Emporia State officials told the Committee on Higher Education Budget they have used centralized budgeting and program reviews to reduce deferred maintenance and campus square footage, aiming for further reductions over the next 20 years while reinvesting savings into priority programs.

Emporia State University officials told the Committee on Higher Education Budget that the university has used data-driven budgeting, program reviews and targeted capital investments to reduce long-term facility liabilities and improve operational efficiency.

An Emporia State representative said the university carried about $90,000,000 in deferred maintenance in 2022 and has reduced that backlog by roughly 20% over the past four years while trimming campus square footage by about 140,000 square feet and realizing more than $20,000,000 in savings. The presenter said the university plans to cut another 300,000 square feet over 20 years — an anticipated 40% reduction — as part of a campus master plan.
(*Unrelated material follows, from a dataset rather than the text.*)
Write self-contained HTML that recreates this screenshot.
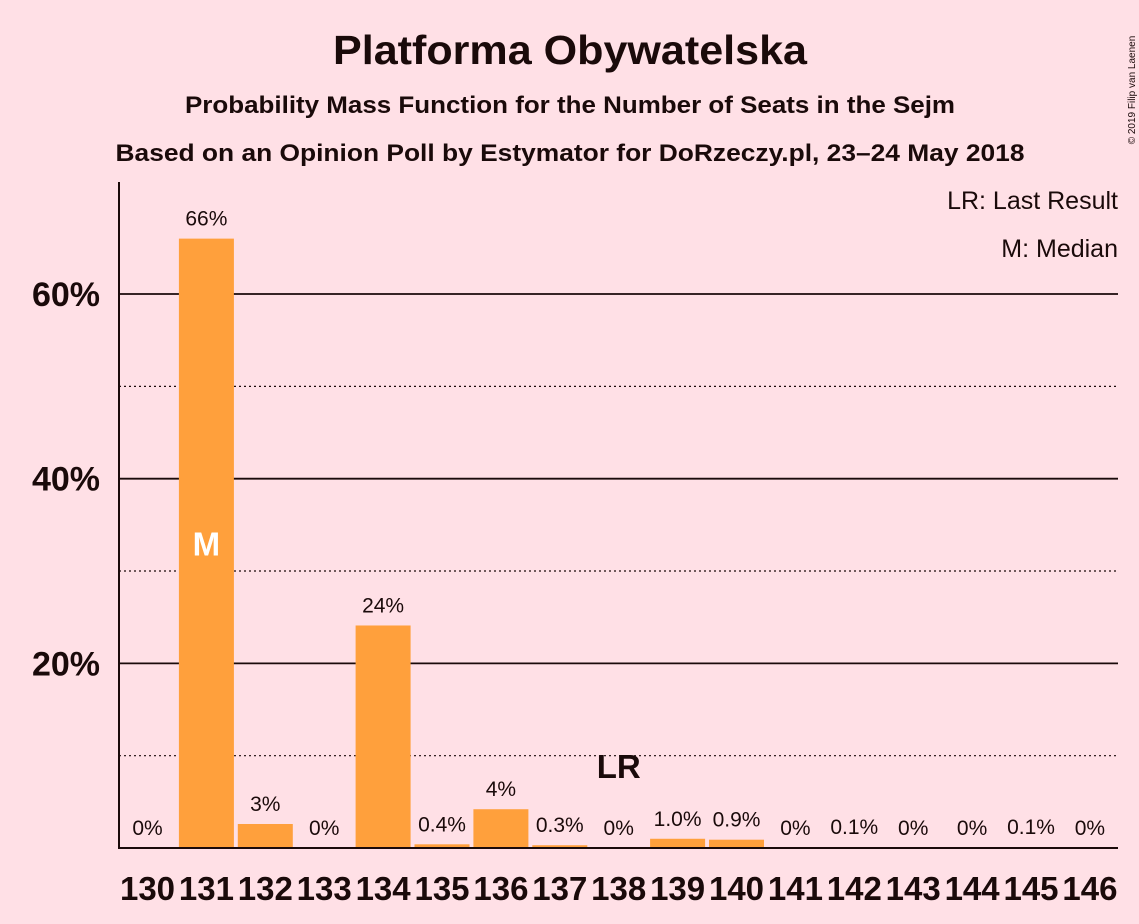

"One of the most powerful levers ... is our space utilization," the presenter said, describing efforts to demolish underused buildings and redirect resources. The presentation also highlighted a new university "health dashboard" that consolidates financial and performance metrics to guide program and staffing decisions.

CFO Angela Wolgrom explained how recent state support was used to ease student costs tied to prior debt. "It's over $250 a year that they no longer pay," she said, describing a fee previously charged to students to service union-related debt; those fee receipts are now being used to make annual debt payments rather than being immediately defeased.

Committee members pressed the presenters on the specifics. Representative Amix asked whether the state investment eliminated student fees and whether tuition changed; the Emporia presenter said they "did eliminate student fees and no increase in tuition" in recent years, and Wolgrom confirmed the fee removal occurred about two years ago. On staffing, Emporia officials said the university reduced full-time equivalent positions by about 17% since 2013 and by roughly 6% in the past five years, relying on natural attrition and program eliminations to avoid layoffs where possible.

Why it matters: Deferred maintenance and campus footprint raise long-term costs for the state and institutions. Emporia State framed its strategy as fiscal stewardship intended to preserve campus vitality while lowering future liabilities and reallocating savings into priority academic programs and student services.

The committee did not take formal action at the hearing. Presenters stood for additional questions and the committee moved on to the next university briefing.